▶ Exercise description: Write out the listing below in full and exactly, leaving out every picture.

▶ Supplied material:
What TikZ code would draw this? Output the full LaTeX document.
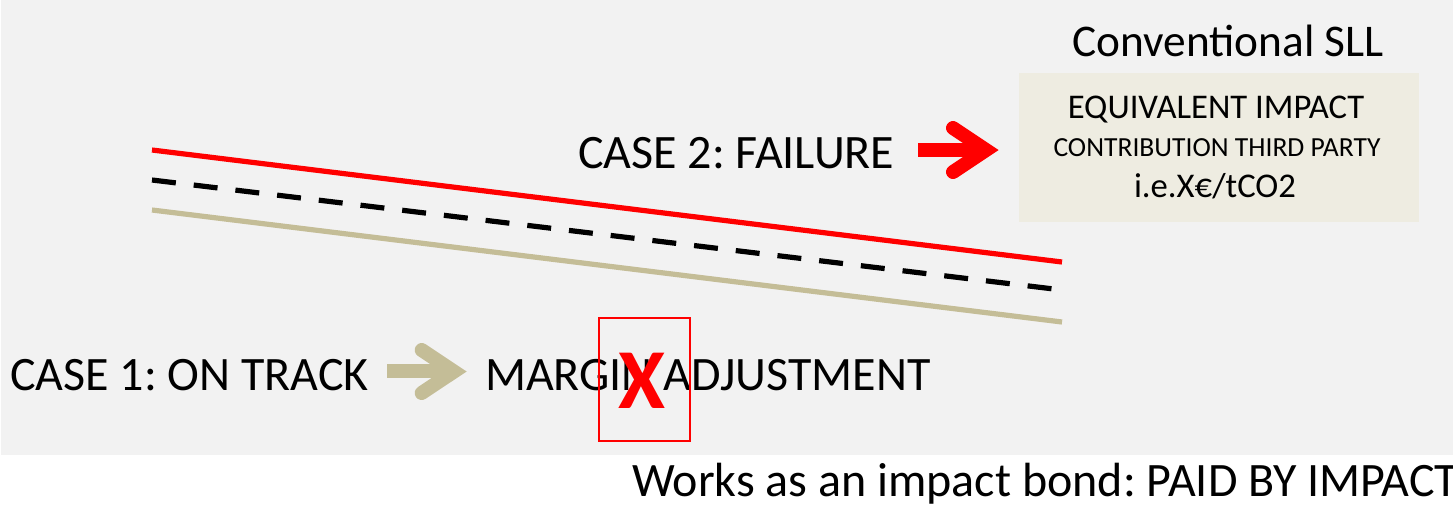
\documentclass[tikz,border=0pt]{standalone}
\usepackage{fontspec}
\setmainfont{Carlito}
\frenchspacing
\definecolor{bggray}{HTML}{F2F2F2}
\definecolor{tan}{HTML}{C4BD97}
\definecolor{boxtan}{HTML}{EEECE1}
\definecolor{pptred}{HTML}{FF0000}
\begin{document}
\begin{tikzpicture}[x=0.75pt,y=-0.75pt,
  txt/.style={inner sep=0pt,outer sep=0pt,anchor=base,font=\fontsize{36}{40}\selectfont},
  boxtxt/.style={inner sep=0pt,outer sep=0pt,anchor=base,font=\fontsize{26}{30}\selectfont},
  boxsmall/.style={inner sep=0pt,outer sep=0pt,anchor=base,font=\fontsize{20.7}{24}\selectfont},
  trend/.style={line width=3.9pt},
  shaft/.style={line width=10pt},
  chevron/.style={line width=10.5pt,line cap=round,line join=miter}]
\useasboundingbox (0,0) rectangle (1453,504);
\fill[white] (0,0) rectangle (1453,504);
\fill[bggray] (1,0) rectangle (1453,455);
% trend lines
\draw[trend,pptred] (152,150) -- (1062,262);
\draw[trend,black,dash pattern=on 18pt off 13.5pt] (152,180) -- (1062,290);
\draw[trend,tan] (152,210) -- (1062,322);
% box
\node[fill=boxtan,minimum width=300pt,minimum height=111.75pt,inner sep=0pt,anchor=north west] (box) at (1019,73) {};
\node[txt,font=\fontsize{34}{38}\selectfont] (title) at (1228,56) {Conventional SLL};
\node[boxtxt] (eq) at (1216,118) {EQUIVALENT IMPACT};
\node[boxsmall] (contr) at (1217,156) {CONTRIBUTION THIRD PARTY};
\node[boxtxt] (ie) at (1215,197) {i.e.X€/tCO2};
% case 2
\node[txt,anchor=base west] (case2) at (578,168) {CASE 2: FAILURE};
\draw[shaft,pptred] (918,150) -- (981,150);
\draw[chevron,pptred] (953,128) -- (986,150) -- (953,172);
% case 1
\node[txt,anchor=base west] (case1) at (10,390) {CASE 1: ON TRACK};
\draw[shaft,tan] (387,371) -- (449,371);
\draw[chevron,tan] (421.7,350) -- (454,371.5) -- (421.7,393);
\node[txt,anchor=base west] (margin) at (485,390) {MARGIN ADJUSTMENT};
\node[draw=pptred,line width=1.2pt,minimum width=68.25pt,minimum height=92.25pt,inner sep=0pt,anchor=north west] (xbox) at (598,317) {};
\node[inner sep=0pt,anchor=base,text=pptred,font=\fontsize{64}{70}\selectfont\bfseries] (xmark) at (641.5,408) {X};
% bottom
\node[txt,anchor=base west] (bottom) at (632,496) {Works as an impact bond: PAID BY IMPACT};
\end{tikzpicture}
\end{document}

▶ Solution for this exercise:
What TikZ code would draw this? Output the full LaTeX document.
\documentclass[tikz,border=0pt]{standalone}
\usepackage{fontspec}
\setmainfont{Carlito}
\frenchspacing
\definecolor{bggray}{HTML}{F2F2F2}
\definecolor{tan}{HTML}{C4BD97}
\definecolor{boxtan}{HTML}{EEECE1}
\definecolor{pptred}{HTML}{FF0000}
\begin{document}
\begin{tikzpicture}[x=0.75pt,y=-0.75pt,
  txt/.style={inner sep=0pt,outer sep=0pt,anchor=base,font=\fontsize{36}{40}\selectfont},
  boxtxt/.style={inner sep=0pt,outer sep=0pt,anchor=base,font=\fontsize{26}{30}\selectfont},
  boxsmall/.style={inner sep=0pt,outer sep=0pt,anchor=base,font=\fontsize{20.7}{24}\selectfont},
  trend/.style={line width=3.9pt},
  shaft/.style={line width=10pt},
  chevron/.style={line width=10.5pt,line cap=round,line join=miter}]
\useasboundingbox (0,0) rectangle (1453,504);
\fill[white] (0,0) rectangle (1453,504);
\fill[bggray] (1,0) rectangle (1453,455);
% trend lines
\draw[trend,pptred] (152,150) -- (1062,262);
\draw[trend,black,dash pattern=on 18pt off 13.5pt] (152,180) -- (1062,290);
\draw[trend,tan] (152,210) -- (1062,322);
% box
\node[fill=boxtan,minimum width=300pt,minimum height=111.75pt,inner sep=0pt,anchor=north west] (box) at (1019,73) {};
\node[txt,font=\fontsize{34}{38}\selectfont] (title) at (1228,56) {Conventional SLL};
\node[boxtxt] (eq) at (1216,118) {EQUIVALENT IMPACT};
\node[boxsmall] (contr) at (1217,156) {CONTRIBUTION THIRD PARTY};
\node[boxtxt] (ie) at (1215,197) {i.e.X€/tCO2};
% case 2
\node[txt,anchor=base west] (case2) at (578,168) {CASE 2: FAILURE};
\draw[shaft,pptred] (918,150) -- (981,150);
\draw[chevron,pptred] (953,128) -- (986,150) -- (953,172);
% case 1
\node[txt,anchor=base west] (case1) at (10,390) {CASE 1: ON TRACK};
\draw[shaft,tan] (387,371) -- (449,371);
\draw[chevron,tan] (421.7,350) -- (454,371.5) -- (421.7,393);
\node[txt,anchor=base west] (margin) at (485,390) {MARGIN ADJUSTMENT};
\node[draw=pptred,line width=1.2pt,minimum width=68.25pt,minimum height=92.25pt,inner sep=0pt,anchor=north west] (xbox) at (598,317) {};
\node[inner sep=0pt,anchor=base,text=pptred,font=\fontsize{64}{70}\selectfont\bfseries] (xmark) at (641.5,408) {X};
% bottom
\node[txt,anchor=base west] (bottom) at (632,496) {Works as an impact bond: PAID BY IMPACT};
\end{tikzpicture}
\end{document}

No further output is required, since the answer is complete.